Polar Jet Interactions in Southern Plains Dust Storms

Document Type

Article

Publication Date

12-16-2013

Publication Title

Journal of Geophysical Research

DOI

10.1002/2013JD020345

Abstract

The origin of two separate Southern High Plains dust storms, which occurred over a 2 day period in February 2007, is traced to an interaction between the subtropical jet (STJ) and the polar jet (PJ). A large-scale thermal wind imbalance resulting from the confluence of these two jets led to a series of mesoscale circulations that ultimately produced the dust storms. Understanding the connectivity between the dust storms with differing geometries is central to the present investigation.
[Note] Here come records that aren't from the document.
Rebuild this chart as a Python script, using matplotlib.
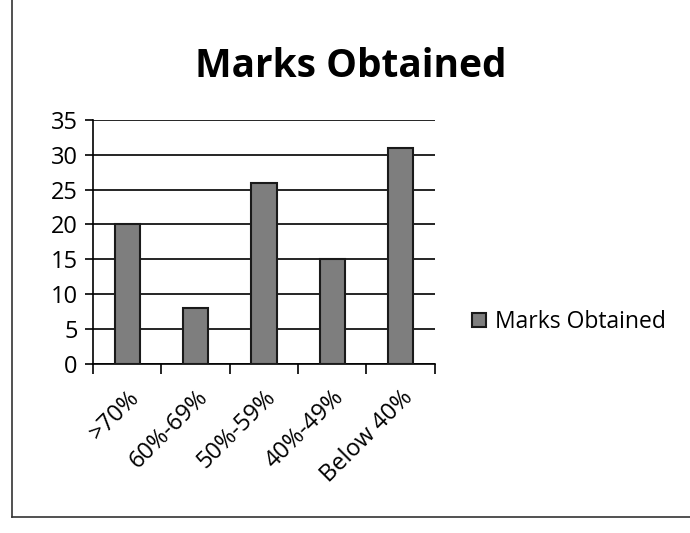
import matplotlib.pyplot as plt
from matplotlib.lines import Line2D

categories = [">70%", "60%-69%", "50%-59%", "40%-49%", "Below 40%"]
marks = [20, 8, 26, 15, 31]
yticks = [0, 5, 10, 15, 20, 25, 30, 35]

plt.rcParams["font.family"] = ["Open Sans", "DejaVu Sans"]

fig = plt.figure(figsize=(6.9, 5.33), dpi=100)
ax = fig.add_axes([0.135, 0.318, 0.495, 0.457])

x = range(len(categories))
ax.bar(x, marks, width=0.37, color="#7e7e7e", edgecolor="#1a1a1a", linewidth=1.5,
       label="Marks Obtained", zorder=3)

ax.set_ylim(0, 35)
ax.set_xlim(-0.5, len(categories) - 0.5)
ax.set_yticks(yticks)
ax.tick_params(axis="y", labelsize=17, length=6, width=1.2, direction="out", pad=5)
ax.yaxis.grid(True, color="black", linewidth=1.2, zorder=0)

ax.set_xticks([i - 0.5 for i in range(len(categories) + 1)], minor=False)
ax.set_xticklabels([])
ax.set_xticks(list(x), minor=True)
ax.set_xticklabels(categories, minor=True, rotation=45, ha="right",
                   rotation_mode="anchor", fontsize=17)
ax.tick_params(axis="x", which="major", length=7, width=1.2)
ax.tick_params(axis="x", which="minor", length=0, pad=16)

for s in ["top", "right"]:
    ax.spines[s].set_visible(False)
ax.spines["left"].set_linewidth(1.2)
ax.spines["bottom"].set_linewidth(1.2)

fig.text(0.508, 0.875, "Marks Obtained", ha="center", va="center",
         fontsize=28, fontweight="bold")

ax.legend(loc="center left", bbox_to_anchor=(1.05, 0.17), frameon=False,
          fontsize=16.5, handlelength=0.6, handleheight=0.6, handletextpad=0.4)

# chart border
fig.add_artist(Line2D([0.018, 0.018], [0.03, 1.0], color="#333333", lw=1.2))
fig.add_artist(Line2D([0.018, 1.0], [0.03, 0.03], color="#333333", lw=1.2))

fig.savefig("out.png", dpi=100, facecolor="white")
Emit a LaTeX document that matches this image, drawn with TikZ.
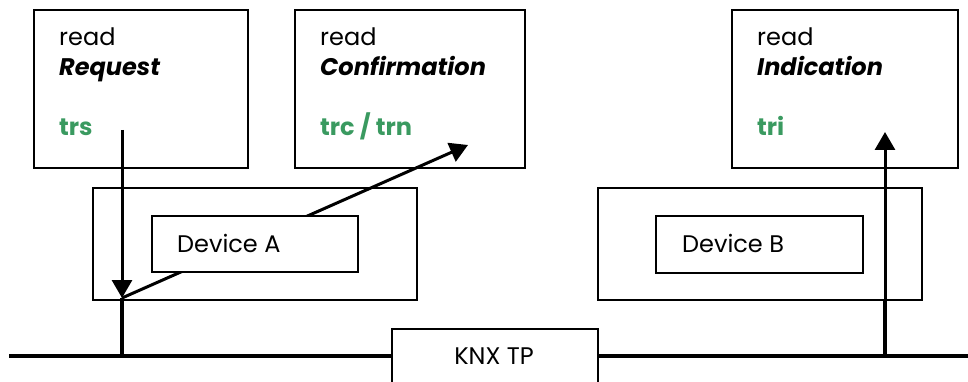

The study rests on the interpretation of analyses from upper air and surface observations complemented by imagery from satellites, the 32 km gridded data set from the North American Regional Reanalysis, and a fine-resolution (6 km grid) simulation from the Weather Research and Forecasting model. Principal assertions from the present study are (1) scale interaction is fundamental to the creation of an environment conducive to dust storm development, (2) low to middle tropospheric mass adjustment is the primary response to a large-scale imbalance, (3) the mesoscale mass adjustment is associated with circulations about a highly accelerative jet streak resulting from the merger of the PJ and STJ, (4) the structure of the jet streak resulting from this merger governs the evolution of the geometry of the dust plumes, with plumes that initially had a straight-line orientation developing a semicircular geometry, and (5) it is concluded that improvements in dust storm prediction will depend on an augmentation to the upper air network in concert with a flow-dependent data assimilation strategy.